→ Instructions for the task:
Transcribe all of the material below word for word and leave out its pictures.

→ Recorded information:
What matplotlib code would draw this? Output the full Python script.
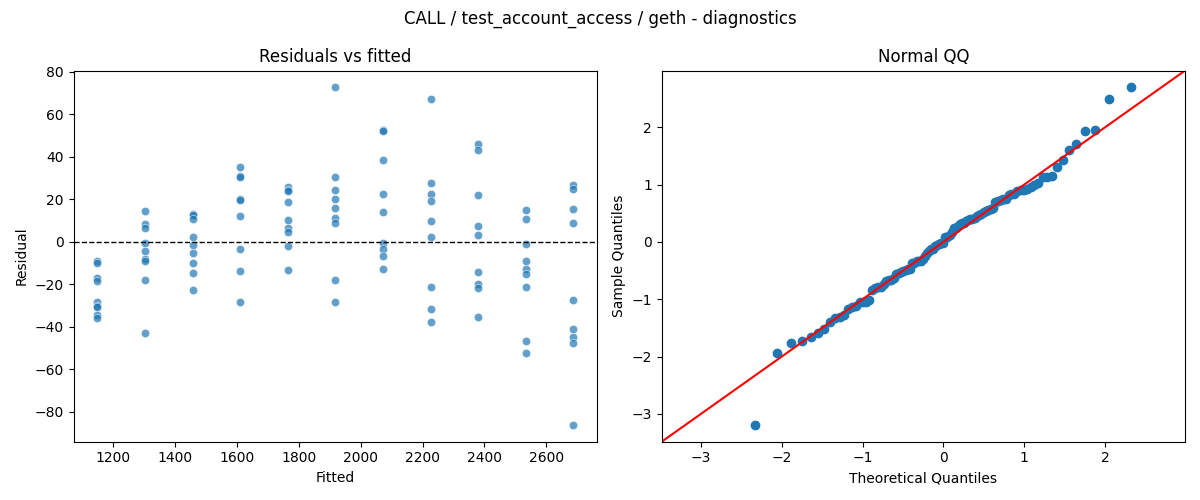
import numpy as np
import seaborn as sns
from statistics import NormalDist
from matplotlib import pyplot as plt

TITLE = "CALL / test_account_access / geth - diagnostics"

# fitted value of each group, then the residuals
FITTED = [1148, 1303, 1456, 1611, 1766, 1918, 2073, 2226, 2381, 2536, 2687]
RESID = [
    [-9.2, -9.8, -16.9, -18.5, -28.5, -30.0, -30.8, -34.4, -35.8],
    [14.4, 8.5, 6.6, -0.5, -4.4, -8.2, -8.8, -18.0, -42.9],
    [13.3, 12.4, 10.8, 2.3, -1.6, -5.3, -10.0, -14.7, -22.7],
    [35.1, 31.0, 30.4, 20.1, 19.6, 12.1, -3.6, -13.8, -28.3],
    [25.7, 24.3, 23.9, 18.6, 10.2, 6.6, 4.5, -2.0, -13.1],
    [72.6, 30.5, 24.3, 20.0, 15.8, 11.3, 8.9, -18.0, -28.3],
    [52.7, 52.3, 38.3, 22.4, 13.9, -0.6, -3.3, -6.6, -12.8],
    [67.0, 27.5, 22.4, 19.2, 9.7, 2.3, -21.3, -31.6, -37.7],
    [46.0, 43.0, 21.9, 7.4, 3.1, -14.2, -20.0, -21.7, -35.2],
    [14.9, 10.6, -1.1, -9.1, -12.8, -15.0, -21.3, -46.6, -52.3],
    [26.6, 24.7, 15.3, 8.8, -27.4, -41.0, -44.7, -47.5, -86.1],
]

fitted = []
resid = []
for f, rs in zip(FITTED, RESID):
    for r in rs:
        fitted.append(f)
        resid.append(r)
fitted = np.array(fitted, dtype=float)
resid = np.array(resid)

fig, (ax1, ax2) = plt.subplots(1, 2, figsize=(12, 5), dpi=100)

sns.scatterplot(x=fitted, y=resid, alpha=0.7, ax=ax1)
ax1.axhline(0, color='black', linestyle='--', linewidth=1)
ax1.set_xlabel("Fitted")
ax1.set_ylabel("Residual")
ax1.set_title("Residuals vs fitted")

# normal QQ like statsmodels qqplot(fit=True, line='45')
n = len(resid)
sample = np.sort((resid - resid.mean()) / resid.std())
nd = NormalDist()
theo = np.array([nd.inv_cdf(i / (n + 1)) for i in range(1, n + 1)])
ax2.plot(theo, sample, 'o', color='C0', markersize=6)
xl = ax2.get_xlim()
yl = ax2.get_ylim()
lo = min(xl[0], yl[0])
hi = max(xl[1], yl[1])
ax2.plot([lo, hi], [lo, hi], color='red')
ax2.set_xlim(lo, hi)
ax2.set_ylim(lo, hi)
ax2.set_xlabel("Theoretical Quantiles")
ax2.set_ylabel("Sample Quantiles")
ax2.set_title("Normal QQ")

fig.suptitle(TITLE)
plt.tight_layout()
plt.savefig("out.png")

→ Result for this exercise:
What matplotlib code would draw this? Output the full Python script.
import numpy as np
import seaborn as sns
from statistics import NormalDist
from matplotlib import pyplot as plt

TITLE = "CALL / test_account_access / geth - diagnostics"

# fitted value of each group, then the residuals
FITTED = [1148, 1303, 1456, 1611, 1766, 1918, 2073, 2226, 2381, 2536, 2687]
RESID = [
    [-9.2, -9.8, -16.9, -18.5, -28.5, -30.0, -30.8, -34.4, -35.8],
    [14.4, 8.5, 6.6, -0.5, -4.4, -8.2, -8.8, -18.0, -42.9],
    [13.3, 12.4, 10.8, 2.3, -1.6, -5.3, -10.0, -14.7, -22.7],
    [35.1, 31.0, 30.4, 20.1, 19.6, 12.1, -3.6, -13.8, -28.3],
    [25.7, 24.3, 23.9, 18.6, 10.2, 6.6, 4.5, -2.0, -13.1],
    [72.6, 30.5, 24.3, 20.0, 15.8, 11.3, 8.9, -18.0, -28.3],
    [52.7, 52.3, 38.3, 22.4, 13.9, -0.6, -3.3, -6.6, -12.8],
    [67.0, 27.5, 22.4, 19.2, 9.7, 2.3, -21.3, -31.6, -37.7],
    [46.0, 43.0, 21.9, 7.4, 3.1, -14.2, -20.0, -21.7, -35.2],
    [14.9, 10.6, -1.1, -9.1, -12.8, -15.0, -21.3, -46.6, -52.3],
    [26.6, 24.7, 15.3, 8.8, -27.4, -41.0, -44.7, -47.5, -86.1],
]

fitted = []
resid = []
for f, rs in zip(FITTED, RESID):
    for r in rs:
        fitted.append(f)
        resid.append(r)
fitted = np.array(fitted, dtype=float)
resid = np.array(resid)

fig, (ax1, ax2) = plt.subplots(1, 2, figsize=(12, 5), dpi=100)

sns.scatterplot(x=fitted, y=resid, alpha=0.7, ax=ax1)
ax1.axhline(0, color='black', linestyle='--', linewidth=1)
ax1.set_xlabel("Fitted")
ax1.set_ylabel("Residual")
ax1.set_title("Residuals vs fitted")

# normal QQ like statsmodels qqplot(fit=True, line='45')
n = len(resid)
sample = np.sort((resid - resid.mean()) / resid.std())
nd = NormalDist()
theo = np.array([nd.inv_cdf(i / (n + 1)) for i in range(1, n + 1)])
ax2.plot(theo, sample, 'o', color='C0', markersize=6)
xl = ax2.get_xlim()
yl = ax2.get_ylim()
lo = min(xl[0], yl[0])
hi = max(xl[1], yl[1])
ax2.plot([lo, hi], [lo, hi], color='red')
ax2.set_xlim(lo, hi)
ax2.set_ylim(lo, hi)
ax2.set_xlabel("Theoretical Quantiles")
ax2.set_ylabel("Sample Quantiles")
ax2.set_title("Normal QQ")

fig.suptitle(TITLE)
plt.tight_layout()
plt.savefig("out.png")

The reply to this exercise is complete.